What these women writers bring to bear in their writings that male writers often do not do, is center the place of women in these politics – both in their disruption and in the possibility of their complicity with these politics. JJ Dominique’s work, for example, in Mémoire d’une amnésique, looks at the character’s heightened consciousness as she attends college in Montréal, where she encounters mainstream feminism and begins to apply its tenets to Haitian society, only to uncover, for herself, the patriarchalism of the society and how it underpins the régime itself. She also explores father-daughter relations and how patriarchal models, even within resistance models can persist.

      As I relayed in answer to an earlier question, all of the novels I came across by Haitian women for the study, were written in response to particularly historical moments facing Haiti and Haitians. In this, they engage the social realist project. What is different about the tradition is the consistency with which the engagement is entwined with historical milestones and seeks to speak to the Haitian women’s condition. My argument in FS, was that the literature forms a coherent tradition when one considers that few if any novels by Haitian women from the 1920s through the early 2000s fall outside of these trajectories.

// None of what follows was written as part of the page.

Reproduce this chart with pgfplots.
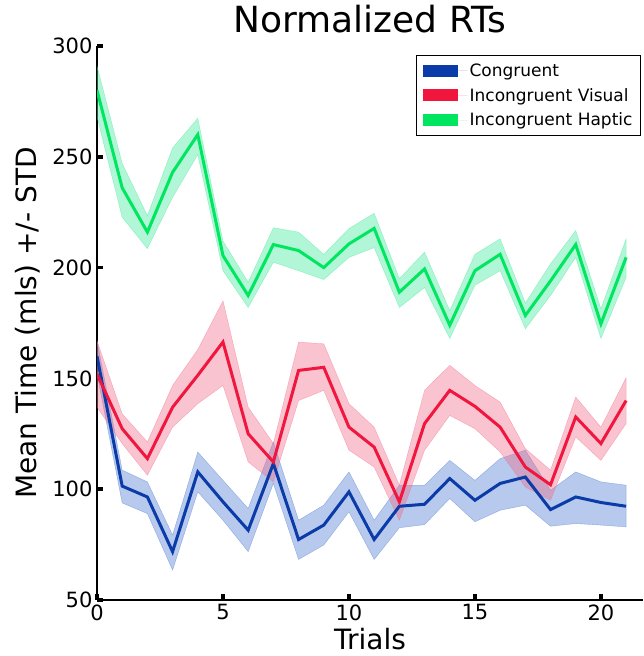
\documentclass[border=0pt]{standalone}
\usepackage{pgfplots}
\pgfplotsset{compat=1.18}
\usepackage{pgfplotstable}
\usepgfplotslibrary{fillbetween}
\usepackage{fontspec}
\setmainfont{DejaVu Sans}

\definecolor{cblue}{HTML}{0B3BA8}
\definecolor{cred}{HTML}{F0163E}
\definecolor{cgreen}{HTML}{00E660}
\definecolor{cbluef}{HTML}{4A78D0}
\definecolor{credf}{HTML}{F06A88}
\definecolor{cgreenf}{HTML}{3DE898}

% trial, mean, mean - std, mean + std
\pgfplotstableread{
x m lo hi
0 160 152 167
1 101.4 93.8 108.6
2 96.5 89 103.3
3 71.8 63.5 79.3
4 107.8 98.8 116.8
5 94.3 86 104
6 81.5 71.8 91.3
7 111.6 102.6 121.3
8 77.3 68.3 86
9 83.8 74.8 92.8
10 98.8 89.8 107.8
11 77.3 68.3 86
12 92.3 82.6 101.8
13 93.2 84 101.8
14 104.8 95.8 113
15 95 85.3 104
16 102.6 90.5 113.8
17 105.5 92.8 117.6
18 90.8 83.3 99.5
19 96.5 84.5 107.8
20 94 83.8 103.3
21 92.3 83 101.8
}\congruent

\pgfplotstableread{
x m lo hi
0 152 137 167
1 127.3 120.6 134
2 113.8 106.3 121.3
3 137 128 146.8
4 151.4 138.6 163
5 166.4 146.8 185
6 125 112.3 137
7 112.3 103.3 120.6
8 153.6 140 166.4
9 155 144.6 165.6
10 128 117.6 138.6
11 119 110 128
12 94.3 86 101.8
13 129.6 117.6 144.6
14 144.6 133.3 155.9
15 137.4 127.3 146.8
16 128 116.8 139.3
17 110 101 118.3
18 102 95 108.6
19 132.6 123.6 141.6
20 120.6 113 128
21 140 129.6 150.3
}\visual

\pgfplotstableread{
x m lo hi
0 280 268 291
1 236 222.7 247
2 216 208.6 223.4
3 243 231.7 254
4 260 251 267.4
5 205.4 198.6 212
6 187.4 182 193.4
7 210.4 202.4 218
8 207.7 198.6 216
9 200 194.6 206
10 210.7 204.6 217.6
11 217.7 209 224.5
12 188.9 182 195
13 199.4 191 207
14 174 168 180.6
15 198.6 192 206
16 206 198.6 213
17 178.4 172.4 184
18 194 187.4 201.7
19 210.4 204.6 216.7
20 174.6 168 181.4
21 204.6 195.6 213
}\haptic

\begin{document}
\begin{tikzpicture}
\begin{axis}[
  scale only axis,
  width=546pt, height=554pt,
  xmin=0, xmax=21.67, ymin=50, ymax=300,
  axis lines*=left,
  axis line style={line width=2pt, black},
  xtick={0,5,10,15,20}, ytick={50,100,...,300},
  tick align=inside,
  major tick length=5.5pt,
  tick style={black, line width=3.5pt},
  /pgf/number format/assume math mode=true,
  ticklabel style={font=\fontsize{21}{21}\selectfont},
  xticklabel style={yshift=-1pt},
  yticklabel style={xshift=-1pt},
  title={Normalized RTs},
  title style={font=\fontsize{36}{36}\selectfont, at={(0.5,1)}, anchor=base, yshift=7pt},
  xlabel={Trials},
  xlabel style={font=\fontsize{28}{28}\selectfont, at={(axis description cs:0.5,0)}, anchor=base, yshift=-49.5pt},
  ylabel={Mean Time (mls) +/- STD},
  ylabel style={font=\fontsize{28}{28}\selectfont, at={(axis description cs:-0.1264,0.5)}, anchor=center},
  legend cell align=left,
  legend image code/.code={\fill[#1] (0pt,-6pt) rectangle (35pt,6pt); \path (0pt,0pt) -- (45pt,0pt);},
  legend style={at={(rel axis cs:1,1)}, anchor=north east, xshift=-2pt, yshift=-9pt,
    font=\fontsize{17}{17}\selectfont, draw=black, line width=1pt,
    row sep=6.5pt, inner xsep=6pt, inner ysep=6pt},
]
% Congruent
\addplot[name path=bU, draw=none, forget plot] table[x=x, y=hi]{\congruent};
\addplot[name path=bL, draw=none, forget plot] table[x=x, y=lo]{\congruent};
\addplot[fill=cbluef, fill opacity=0.4, draw=cbluef, draw opacity=0.5, forget plot] fill between[of=bU and bL];
\addplot[cblue, line width=3pt, forget plot] table[x=x, y=m]{\congruent};
% Incongruent visual
\addplot[name path=rU, draw=none, forget plot] table[x=x, y=hi]{\visual};
\addplot[name path=rL, draw=none, forget plot] table[x=x, y=lo]{\visual};
\addplot[fill=credf, fill opacity=0.4, draw=credf, draw opacity=0.5, forget plot] fill between[of=rU and rL];
\addplot[cred, line width=3pt, forget plot] table[x=x, y=m]{\visual};
% Incongruent haptic
\addplot[name path=gU, draw=none, forget plot] table[x=x, y=hi]{\haptic};
\addplot[name path=gL, draw=none, forget plot] table[x=x, y=lo]{\haptic};
\addplot[fill=cgreenf, fill opacity=0.4, draw=cgreenf, draw opacity=0.5, forget plot] fill between[of=gU and gL];
\addplot[cgreen, line width=3pt, forget plot] table[x=x, y=m]{\haptic};

\addlegendimage{fill=cblue, draw=none}
\addlegendentry{Congruent}
\addlegendimage{fill=cred, draw=none}
\addlegendentry{Incongruent Visual}
\addlegendimage{fill=cgreen, draw=none}
\addlegendentry{Incongruent Haptic}
\end{axis}
\pgfresetboundingbox
\path[use as bounding box] (-97pt,-56pt) rectangle (546pt,600pt);
\end{tikzpicture}
\end{document}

      I won’t repeat here what FS does over a few hundred pages, but say only that what the novels reveal is the intense patriarchal precepts at work within the society, the limited avenues for women’s resistance under them, and yet the tenacity with which Haitian women continue to fight or struggle (because they must) for their rights, and those of their children, in a nation that systematically dismisses their contributions to history and to society despite the evidence to the contrary of the multiple ways in which women contribute to both.

HTN: In another excellent book, From Sugar to Revolution: Women’s Visions of Haiti, Cuba, and The Dominican Republic, you dealt with the complex relationships and dynamics between two neighboring countries:  Haiti and the Dominican Republic—with a special attention to the historical trajectories discussed in two significant historical novels: The Farming of Bones by Edwidge Danticat and In the Time of the Butterflies by Julia Alvarez.  You wrote, “I would argue that historical Caribbean novels have a common goal with the texts of the traditions preceding them in the European context: the desire to ground their texts in the historical moment to which their present is tied, while also giving voice to the popular within those nation-states they seek to illustrate (or question) in their works” (xi).

Based on this thesis, I would like to ask you the following related questions: (1) how have the race concept, racism, (military) imperialism, and migration shaped Caribbean literature and the history of these three Caribbean nations: Haiti, Cuba, and the Dominican Republic? (2) What historical lineage and geopolitical connections do these three Caribbean nations share together?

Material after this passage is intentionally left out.